During the 1960s, we became educators because we wanted to do something about the high school dropout rate among Chicana/o youth. While we had some successes, the corporate controlled structure responded by dividing us into those with a green card and those who have the document. They divided us into the upper 50 percent of Latinos and the lower 50 percent. This has allowed the school dropout rate among Mexican Americans and Latinos to remain high and accessibility to higher education for the lower half to worsen.

This is no accident. The most innovation pedagogy and special programs have been scuttled. No longer if there an effort to recruit and train minority teachers to teach in barrio schools. Hope has been replace by a system where success is measured by tests.

Up until twenty years ago it seemed as if we were making progress. But corporations said they were paying too many taxes and convinced the public that it was fair to shift the cost of social production to the working and middle classes.  Higher education like food is relative to family resources.

Daniel Fisher  in a 2012 Forbes Magazine,“Poor Students Are the Real Victims of College Discrimination” stated that, “Income, not race, is the real determining factor in higher education today.
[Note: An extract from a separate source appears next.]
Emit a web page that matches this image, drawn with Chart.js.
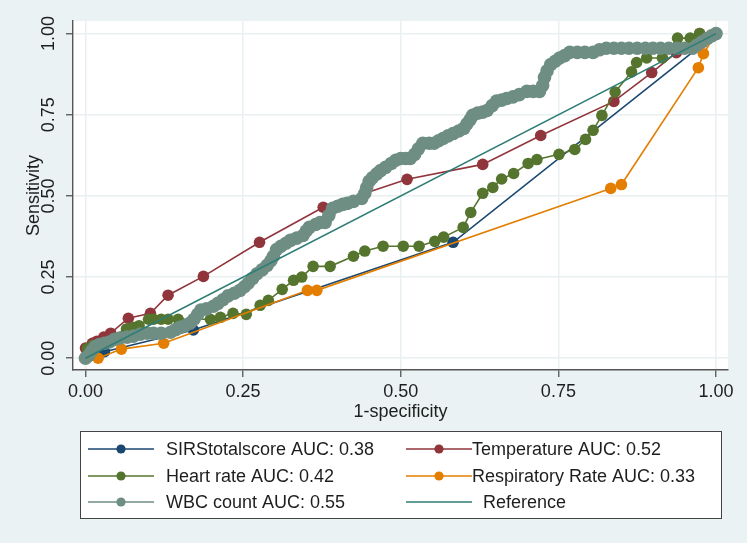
<!DOCTYPE html>
<html>
<head>
<meta charset="utf-8">
<script src="https://cdn.jsdelivr.net/npm/chart.js@4.4.1/dist/chart.umd.min.js"></script>
<style>
  body { margin: 0; background: #fff; }
  canvas { display: block; }
</style>
</head>
<body>
<canvas id="roc" width="750" height="547"></canvas>
<script>
// ROC curves, [1-specificity, sensitivity]
var sirPts = [[0, 0], [0.03, 0.02], [0.171, 0.087], [0.583, 0.357], [1, 1]];

var tempPts = [[0, 0], [0, 0.031], [0.011, 0.046], [0.018, 0.052], [0.029, 0.065], [0.04, 0.077],
  [0.068, 0.123], [0.103, 0.138], [0.131, 0.194], [0.187, 0.252], [0.276, 0.357], [0.377, 0.465],
  [0.51, 0.551], [0.63, 0.597], [0.722, 0.686], [0.838, 0.791], [0.898, 0.88], [0.937, 0.941],
  [0.974, 1], [1, 1]];

var hrPts = [[0, 0], [0.003, 0.03], [0.012, 0.04], [0.065, 0.09], [0.075, 0.095], [0.085, 0.1],
  [0.1, 0.12], [0.108, 0.12], [0.12, 0.12], [0.131, 0.12], [0.147, 0.12], [0.198, 0.12],
  [0.214, 0.126], [0.234, 0.138], [0.255, 0.135], [0.277, 0.163], [0.29, 0.178], [0.312, 0.212],
  [0.33, 0.24], [0.343, 0.25], [0.361, 0.283], [0.388, 0.283], [0.425, 0.314], [0.443, 0.33],
  [0.472, 0.345], [0.504, 0.345], [0.529, 0.345], [0.554, 0.36], [0.568, 0.373], [0.599, 0.403],
  [0.611, 0.449], [0.63, 0.508], [0.646, 0.526], [0.66, 0.552], [0.679, 0.569], [0.702, 0.6],
  [0.716, 0.612], [0.751, 0.628], [0.776, 0.643], [0.793, 0.674], [0.805, 0.702], [0.819, 0.748],
  [0.84, 0.82], [0.866, 0.882], [0.874, 0.911], [0.89, 0.925], [0.915, 0.925], [0.939, 0.986],
  [0.959, 0.986], [0.974, 1], [1, 1]];

var respPts = [[0, 0], [0.02, 0], [0.057, 0.028], [0.124, 0.046], [0.352, 0.209], [0.367, 0.209],
  [0.833, 0.523], [0.85, 0.535], [0.972, 0.895], [0.98, 0.938], [1, 1]];

var wbcPts = [[0, 0], [0.005, 0.008], [0.01, 0.023], [0.015, 0.035], [0.022, 0.042], [0.03, 0.046],
  [0.038, 0.05], [0.046, 0.058], [0.055, 0.062], [0.066, 0.065], [0.076, 0.068], [0.087, 0.074],
  [0.098, 0.077], [0.108, 0.077], [0.12, 0.077], [0.135, 0.08], [0.143, 0.088], [0.15, 0.095],
  [0.158, 0.1], [0.166, 0.108], [0.172, 0.12], [0.178, 0.135], [0.183, 0.148], [0.192, 0.152],
  [0.203, 0.16], [0.21, 0.169], [0.218, 0.18], [0.226, 0.192], [0.236, 0.2], [0.245, 0.209],
  [0.252, 0.22], [0.258, 0.231], [0.265, 0.246], [0.272, 0.26], [0.28, 0.272], [0.288, 0.286],
  [0.294, 0.3], [0.298, 0.314], [0.303, 0.335], [0.31, 0.345], [0.318, 0.354], [0.325, 0.363],
  [0.335, 0.37], [0.345, 0.378], [0.35, 0.392], [0.355, 0.403], [0.365, 0.412], [0.372, 0.418],
  [0.38, 0.418], [0.386, 0.44], [0.392, 0.462], [0.4, 0.468], [0.408, 0.474], [0.415, 0.477],
  [0.425, 0.483], [0.438, 0.492], [0.443, 0.508], [0.446, 0.526], [0.45, 0.545], [0.455, 0.556],
  [0.462, 0.568], [0.468, 0.578], [0.476, 0.588], [0.485, 0.6], [0.492, 0.61], [0.5, 0.615],
  [0.508, 0.615], [0.515, 0.615], [0.522, 0.628], [0.528, 0.645], [0.535, 0.662], [0.545, 0.662],
  [0.553, 0.662], [0.56, 0.67], [0.567, 0.677], [0.575, 0.685], [0.583, 0.692], [0.592, 0.7],
  [0.6, 0.708], [0.605, 0.722], [0.61, 0.735], [0.614, 0.748], [0.622, 0.755], [0.63, 0.758],
  [0.637, 0.763], [0.645, 0.778], [0.652, 0.792], [0.66, 0.795], [0.668, 0.8], [0.678, 0.805],
  [0.688, 0.812], [0.7, 0.822], [0.71, 0.822], [0.72, 0.822], [0.725, 0.84], [0.728, 0.865],
  [0.732, 0.885], [0.738, 0.905], [0.745, 0.915], [0.752, 0.925], [0.76, 0.932], [0.768, 0.942],
  [0.78, 0.942], [0.792, 0.942], [0.805, 0.942], [0.815, 0.95], [0.826, 0.955], [0.838, 0.955],
  [0.85, 0.955], [0.862, 0.955], [0.875, 0.955], [0.888, 0.955], [0.9, 0.955], [0.912, 0.955],
  [0.925, 0.955], [0.938, 0.955], [0.95, 0.955], [0.963, 0.955], [0.97, 0.965], [0.978, 0.975],
  [0.986, 0.985], [0.993, 0.993], [1, 1]];

var refPts = [[0, 0], [1, 1]];

var seriesLabels = ["SIRStotalscore AUC: 0.38", "Temperature AUC: 0.52", "Heart rate AUC: 0.42",
  "Respiratory Rate AUC: 0.33", "WBC count AUC: 0.55", "Reference"];
var xTicks = [0, 0.25, 0.5, 0.75, 1];
var yTicks = [0, 0.25, 0.5, 0.75, 1];

var FONT = '"Liberation Sans", Arial, sans-serif';
var textColor = "#1e1e1e";
var axisColor = "#555555";
var gridColor = "#e8f0f1";
var bgColor = "#eaf2f3";

function toXY(pts) {
	return pts.map(function(p) { return { x: p[0], y: p[1] }; });
}

function makeSet(label, pts, color, radius, order) {
	return {
		label: label,
		data: toXY(pts),
		showLine: true,
		borderColor: color,
		backgroundColor: color,
		pointBackgroundColor: color,
		pointBorderColor: color,
		pointBorderWidth: 0,
		pointRadius: radius,
		borderWidth: 1.6,
		order: order
	};
}

// 배경: 회색 그래프 영역 + 흰색 플롯 영역
var bgPlugin = {
	id: "stataBg",
	beforeDraw: function(chart) {
		var ctx = chart.ctx, a = chart.chartArea;
		ctx.save();
		ctx.fillStyle = "#ffffff";
		ctx.fillRect(0, 0, chart.width, chart.height);
		ctx.fillStyle = bgColor;
		ctx.fillRect(0, 0, 747, 543);
		ctx.fillStyle = "#ffffff";
		ctx.fillRect(a.left, a.top, a.right - a.left, a.bottom - a.top);
		ctx.restore();
	}
};

// 2열 범례 (Stata 스타일)
var legendPlugin = {
	id: "stataLegend",
	afterDraw: function(chart) {
		var ctx = chart.ctx;
		var rowY = [449, 476, 502];
		var keyX = [88, 406];
		var textX = [166, 472, 166, 472, 166, 483];
		ctx.save();
		ctx.fillStyle = "#ffffff";
		ctx.fillRect(80.5, 431.5, 641, 87);
		ctx.strokeStyle = "#444444";
		ctx.lineWidth = 1;
		ctx.strokeRect(80.5, 431.5, 641, 87);
		chart.data.datasets.forEach(function(ds, i) {
			var col = i % 2, y = rowY[Math.floor(i / 2)], x0 = keyX[col];
			ctx.strokeStyle = ds.borderColor;
			ctx.lineWidth = 1.6;
			ctx.beginPath();
			ctx.moveTo(x0, y);
			ctx.lineTo(x0 + 66, y);
			ctx.stroke();
			if (ds.pointRadius > 0) {
				ctx.fillStyle = ds.pointBackgroundColor;
				ctx.beginPath();
				ctx.arc(x0 + 33, y, 4.6, 0, Math.PI * 2);
				ctx.fill();
			}
			ctx.fillStyle = textColor;
			ctx.font = "18px " + FONT;
			ctx.textAlign = "left";
			ctx.textBaseline = "middle";
			ctx.fillText(ds.label, textX[i], y + 1);
		});
		ctx.restore();
	}
};

Chart.defaults.font.family = FONT;
Chart.defaults.font.size = 18;
Chart.defaults.color = textColor;

var ctx = document.getElementById("roc").getContext("2d");
window.rocChart = new Chart(ctx, {
	type: "scatter",
	data: {
		datasets: [
			makeSet(seriesLabels[0], sirPts, "#1a476f", 5.8, 5),
			makeSet(seriesLabels[1], tempPts, "#90353b", 5.8, 4),
			makeSet(seriesLabels[2], hrPts, "#55752f", 5.8, 3),
			makeSet(seriesLabels[3], respPts, "#e37e00", 5.8, 2),
			makeSet(seriesLabels[4], wbcPts, "#6e8e84", 6.8, 1),
			makeSet(seriesLabels[5], refPts, "#2e7d74", 0, 0)
		]
	},
	options: {
		responsive: false,
		animation: false,
		layout: { padding: { left: 0, right: 22, top: 21, bottom: 124 } },
		plugins: {
			legend: { display: false },
			tooltip: { enabled: false }
		},
		scales: {
			x: {
				type: "linear",
				min: -0.0198,
				max: 1.019,
				afterBuildTicks: function(s) { s.ticks = xTicks.map(function(v) { return { value: v }; }); },
				afterFit: function(s) { s.height = 53; },
				ticks: {
					padding: 4,
					maxRotation: 0,
					color: textColor,
					callback: function(v) { return Number(v).toFixed(2); }
				},
				grid: { color: gridColor, lineWidth: 1.5, tickLength: 7, tickColor: axisColor, tickWidth: 1.3 },
				border: { color: axisColor, width: 1.4 },
				title: { display: true, text: "1-specificity", color: textColor, padding: 0 }
			},
			y: {
				type: "linear",
				min: -0.0364,
				max: 1.0388,
				afterBuildTicks: function(s) { s.ticks = yTicks.map(function(v) { return { value: v }; }); },
				afterFit: function(s) { s.width = 73; },
				ticks: {
					padding: -1,
					minRotation: 90,
					maxRotation: 90,
					crossAlign: "center",
					color: textColor,
					callback: function(v) { return Number(v).toFixed(2); }
				},
				grid: { color: gridColor, lineWidth: 1.5, tickLength: 7, tickColor: axisColor, tickWidth: 1.3 },
				border: { color: axisColor, width: 1.4 },
				title: { display: true, text: "Sensitivity", color: textColor, padding: { top: 23, bottom: 0 } }
			}
		}
	},
	plugins: [bgPlugin, legendPlugin]
});
</script>
</body>
</html>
Millions of otherwise-qualified high school students aren’t attending college, either because they can’t afford it or because the admissions system screens them out.” Although it was a provocative article, the author missed the point that race and income in America are synonymous and economic status is hereditary.

Fisher’s own data proves this:  “While 79% of students born into the top income quartile in the U.S. obtain bachelor’s degrees, only 11% of students from bottom-quartile families graduate from four-year universities, according to Postsecondary Education Opportunity. Put another way, about 55% of the bachelor’s degrees awarded in the U.S. went to students from top-quartile families with 2010 income above $98,875; 9.4% of those degrees went to students with family income below $33,000.”

Everyday students are relying more on loans.  This shift will worsen social mobility for the poor (the lower half of the Mexican/Latino community) who depend on higher education as an escape. One can only wonder what will happen if and when government grants such as the Pell grant are eliminated.

Scholars like Fisher are part of the problem mystifying the causes: “At elite law schools like Yale and Harvard Law, 60% of the incoming students tend to come from the top 10% of the socioeconomic spectrum, Sander says, while only 5% come from the bottom half.”  What is he saying?

The principle that the ability to go on to four year colleges is based on class is nothing new. In the 1960s we often raised the question of class, but only to be corrected by the cheerleaders who dismissed criticisms claiming that in America there was unprecedented accessibility to higher education. Community colleges gave everyone a second chance and was free to all.

The house of cards has come tumbling down and the chickens have come home to roost: “In fall 2009, more than 7.5 million students were enrolled at two-year colleges in the United States. This figure reflects a rapid expansion in two-year college enrollment over the past decade, with an increase of more than one-third (34%) between 1999 and 2009. The majority (57%) of two-year college enrollees in fall 2009 were enrolled part-time.” Zooming tuition and increased demand has ended the illusion of a pathway for people to the middle class.

So why do we take it? Fear keeps the cheerleaders under the illusion that they are better than the vampires. They believe that somehow American traditional beliefs, customs and the economy are the best. This illusion is breaking down, however, and many Americans are now aware that they are two payments from being homeless. Some are questioning the vampires are real and realize that an ugly side of American values is greed.

RODOLFO ACUÑA, a professor emeritus at California State University Northridge, has published 20 books and over 200 public and scholarly articles. He is the founding chair of the first Chicano Studies Dept which today offers 166 sections per semester in Chicano Studies. His history book Occupied America has been banned in Arizona. In solidarity with Mexican Americans in Tucson, he has organized fundraisers and support groups to ground zero and written over two dozen articles exposing efforts there to nullify the U.S. Constitution.